The overall case design of the Oris Divers Sixty-Five is obviously vintage, but it’s actually refreshing compared to a lot of the big, bulky divers on the market today. I like several modern divers, but not enough to buy them as I find their cases too bulky and, in a way, unrefined. I spoke about the relatively elegant case design of the sadly departed Rolex Submariner 14060M and how it gave way to the far more blocky version that we have today. Well, the Oris probably doesn’t rank up there with the Rolex, but it is a “case” where the housing does more with less. This is no more evident than when one looks at the watch from the side. One really begins to understand, in conjunction with the relatively slim crystal, why this watch isn’t depth-rated to 300M. It actually seems impossibly thin…and I really like it. The case is polished on the sides and matte on the top; it’s simple but effective. Oh, if I have one detractor about the Oris, it has to do with the bezel. For some reason, when I gripped the bezel to turn it or looked at it from the side, I found the black paint to look glossy and, comparatively, not up to par with the quality of the rest of the watch. The paint strikes me as something that won’t wear well – much like a 60’s version – but that’s purely speculation on my part.

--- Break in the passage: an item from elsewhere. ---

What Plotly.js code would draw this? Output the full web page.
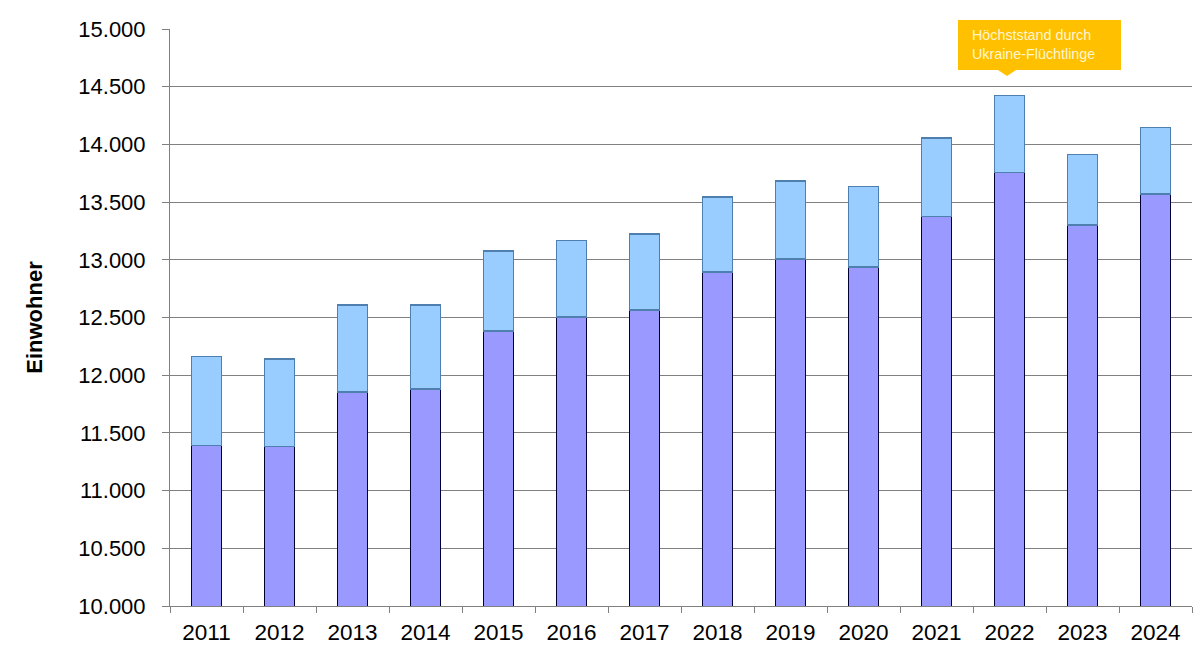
<!DOCTYPE html>
<html>
<head>
<meta charset="utf-8">
<script src="https://cdn.plot.ly/plotly-3.0.1.min.js"></script>
<style>html,body{margin:0;padding:0;background:#fff;}#chart{width:1200px;height:662px;}</style>
</head>
<body>
<div id="chart"></div>
<script>
var years = ['2011','2012','2013','2014','2015','2016','2017','2018','2019','2020','2021','2022','2023','2024'];
var baseValues = [11390, 11381, 11853, 11881, 12384, 12506, 12566, 12893, 13006, 12937, 13375, 13757, 13303, 13572];
var totalValues = [12161, 12141, 12610, 12610, 13078, 13167, 13225, 13543, 13685, 13635, 14055, 14424, 13913, 14147];
var yTicks = [10000, 10500, 11000, 11500, 12000, 12500, 13000, 13500, 14000, 14500, 15000];
var calloutText = 'Höchststand durch<br>Ukraine-Flüchtlinge';

var extraValues = totalValues.map(function(t, i){ return t - baseValues[i]; });

var traces = [
  {type:'bar', x: years, y: baseValues, name:'base',
   marker:{color:'#9999FF', line:{color:'#000033', width:1.5}}, hoverinfo:'y'},
  {type:'bar', x: years, y: extraValues, name:'extra',
   marker:{color:'#99CCFF', line:{color:'#4F7FAF', width:1.5}}, hoverinfo:'y'}
];

function px2x(p){ return (p - 170) / 1022; }
function px2y(p){ return (606 - p) / 577; }

var boxPath = 'M ' + px2x(958) + ' ' + px2y(20) +
  ' L ' + px2x(1121) + ' ' + px2y(20) +
  ' L ' + px2x(1121) + ' ' + px2y(70) +
  ' L ' + px2x(1016) + ' ' + px2y(70) +
  ' L ' + px2x(1007) + ' ' + px2y(76) +
  ' L ' + px2x(998) + ' ' + px2y(70) +
  ' L ' + px2x(958) + ' ' + px2y(70) + ' Z';

var layout = {
  width:1200, height:662,
  margin:{l:170, r:8, t:29, b:56},
  paper_bgcolor:'#ffffff', plot_bgcolor:'#ffffff',
  barmode:'stack', bargap:0.59,
  showlegend:false,
  separators:',.',
  font:{family:'Liberation Sans, Arial, sans-serif', color:'#000000'},
  xaxis:{type:'category', showline:true, linecolor:'#808080', linewidth:1,
    ticks:'outside', tickson:'boundaries', ticklen:6, tickcolor:'#808080',
    ticklabelstandoff:6,
    tickfont:{size:22.5, color:'#000'}, showgrid:false, zeroline:false, fixedrange:true},
  yaxis:{range:[10000,15000], tickvals:yTicks, tickformat:',d',
    showline:true, linecolor:'#808080', linewidth:1,
    ticks:'outside', ticklen:7, tickcolor:'#808080', ticklabelstandoff:12,
    showgrid:true, gridcolor:'#808080', gridwidth:1, zeroline:false,
    tickfont:{size:22, color:'#000'},
    title:{text:'<b>Einwohner</b>', font:{size:22, color:'#000'}, standoff:29}, fixedrange:true},
  shapes:[
    {type:'path', xref:'paper', yref:'paper', path: boxPath,
     fillcolor:'#FFC000', line:{width:0}, layer:'above'}
  ],
  annotations:[
    {xref:'paper', yref:'paper', x:px2x(970), y:px2y(45), xanchor:'left', yanchor:'middle',
     text: calloutText, showarrow:false, align:'left',
     font:{size:14.3, color:'#FFF6D0', family:'Liberation Sans, Arial, sans-serif'}}
  ]
};

Plotly.newPlot('chart', traces, layout, {displayModeBar:false, staticPlot:true});
</script>
</body>
</html>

When it came to wearing the Oris Divers Sixty-Five, I found that the watch garnered a lot of looks. Like I said, that crystal is catchy. I found that the watch wore true to size and while it has lengthy lugs, the overall look is still slim.
One thing that I didn’t love was the strap. It’s a high quality rubber, but man is it long. I felt like I was fastening a belt to my wrist and I was seriously tempted to throw on an actual Tropic to help bring the length down.

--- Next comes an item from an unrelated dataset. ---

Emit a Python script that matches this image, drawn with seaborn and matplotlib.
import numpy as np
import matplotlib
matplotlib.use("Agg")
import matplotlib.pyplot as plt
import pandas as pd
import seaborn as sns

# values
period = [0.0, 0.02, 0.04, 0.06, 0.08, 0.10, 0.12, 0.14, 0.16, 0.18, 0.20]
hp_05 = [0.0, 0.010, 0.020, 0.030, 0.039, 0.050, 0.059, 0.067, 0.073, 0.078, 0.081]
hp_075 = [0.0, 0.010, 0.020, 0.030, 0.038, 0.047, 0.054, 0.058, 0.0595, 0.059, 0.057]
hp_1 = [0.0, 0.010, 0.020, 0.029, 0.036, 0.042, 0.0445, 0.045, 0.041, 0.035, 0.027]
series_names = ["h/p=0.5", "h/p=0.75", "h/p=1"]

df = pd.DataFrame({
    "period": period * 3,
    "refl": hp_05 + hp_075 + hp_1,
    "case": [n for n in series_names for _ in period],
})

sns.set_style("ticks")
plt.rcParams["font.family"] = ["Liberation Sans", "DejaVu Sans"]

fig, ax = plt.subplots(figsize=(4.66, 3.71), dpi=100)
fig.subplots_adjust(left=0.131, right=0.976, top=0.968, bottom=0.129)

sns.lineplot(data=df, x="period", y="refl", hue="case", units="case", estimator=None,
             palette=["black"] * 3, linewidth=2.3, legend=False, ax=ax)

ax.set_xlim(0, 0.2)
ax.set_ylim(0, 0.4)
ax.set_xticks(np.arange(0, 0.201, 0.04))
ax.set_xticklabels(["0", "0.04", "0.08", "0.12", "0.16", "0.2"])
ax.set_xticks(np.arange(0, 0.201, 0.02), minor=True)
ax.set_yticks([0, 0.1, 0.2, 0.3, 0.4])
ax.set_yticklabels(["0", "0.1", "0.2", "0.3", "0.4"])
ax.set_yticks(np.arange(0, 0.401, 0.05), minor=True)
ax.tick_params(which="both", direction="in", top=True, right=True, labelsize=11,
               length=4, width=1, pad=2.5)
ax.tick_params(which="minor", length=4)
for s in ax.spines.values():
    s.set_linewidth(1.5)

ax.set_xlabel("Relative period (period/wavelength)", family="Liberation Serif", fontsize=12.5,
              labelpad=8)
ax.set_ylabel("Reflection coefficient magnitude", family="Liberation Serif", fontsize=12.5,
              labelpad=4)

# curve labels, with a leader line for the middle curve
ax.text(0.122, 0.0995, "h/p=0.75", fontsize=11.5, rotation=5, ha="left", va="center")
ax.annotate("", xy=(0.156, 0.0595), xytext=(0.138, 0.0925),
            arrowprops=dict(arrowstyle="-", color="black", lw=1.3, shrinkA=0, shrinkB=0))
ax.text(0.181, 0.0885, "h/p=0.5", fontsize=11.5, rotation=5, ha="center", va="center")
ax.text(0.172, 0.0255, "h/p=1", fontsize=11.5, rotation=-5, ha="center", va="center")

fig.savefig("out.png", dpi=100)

The buckle is nice and would definitely be part of any transplant that I’d perform, but the strap would go. Incidentally, we wouldn’t be surprised if a bracelet makes its way to the market at some point. I wore this watch in casual and business casual situations. In this era of “anything goes” where people wear suits with G-Shocks, I guess the Oris could be formalized, but I’d definitely change the strap.
Stemming back to our original article on the Oris Divers Sixty-Five, I spoke about the inevitable comparisons of this watch to a couple other retro divers: the Tudor Black Bay and the Longines Legend Diver. For starters, both of those watches feature 300m depth resistance, but they also tend to be a bit bigger and they’re more expensive. Specifically, the Longines lists for 2100 Euros and the Tudor sells for 2910 Euros (3210 Euros on bracelet). To me, this makes the Oris a highly competitive offering. The movements on all three are essentially the same and I think that the level of finishing is within spitting distance. I actually like all three and I also find that each has its minor issues. The Tudor carries that “Rolex-lite” pedigree, but I think that it suffers from an overly thick case and I dislike the little band of color around the crown. The Longines is a beauty, but the watch geek in me can’t forgive or forget the deletion of the “no date” model. Finally, when we come to the Oris, I think that it best captures the lighter look and feel of early divers. Of course, you sacrifice depth and I explained my minor concern about the bezel.
If you can’t tell, I really enjoyed my time with the Oris Divers Sixty-Five. It’s a rugged, but comfortable watch that would certainly travel well. It would make a satisfying purchase for the wearer and would likely come off as fairly unique versus other watches sold today. Furthermore, in today’s environment of ever-escalating prices for new watches, it’s nice to see a company offer something so well designed and thought out for a relatively sensible amount of money. Our chats with Oris have indicated that they’ll likely try to expand on this heritage theme. If the Sixty-Five is of any indication about Oris’ direction, we think that’s a great thing for buyers.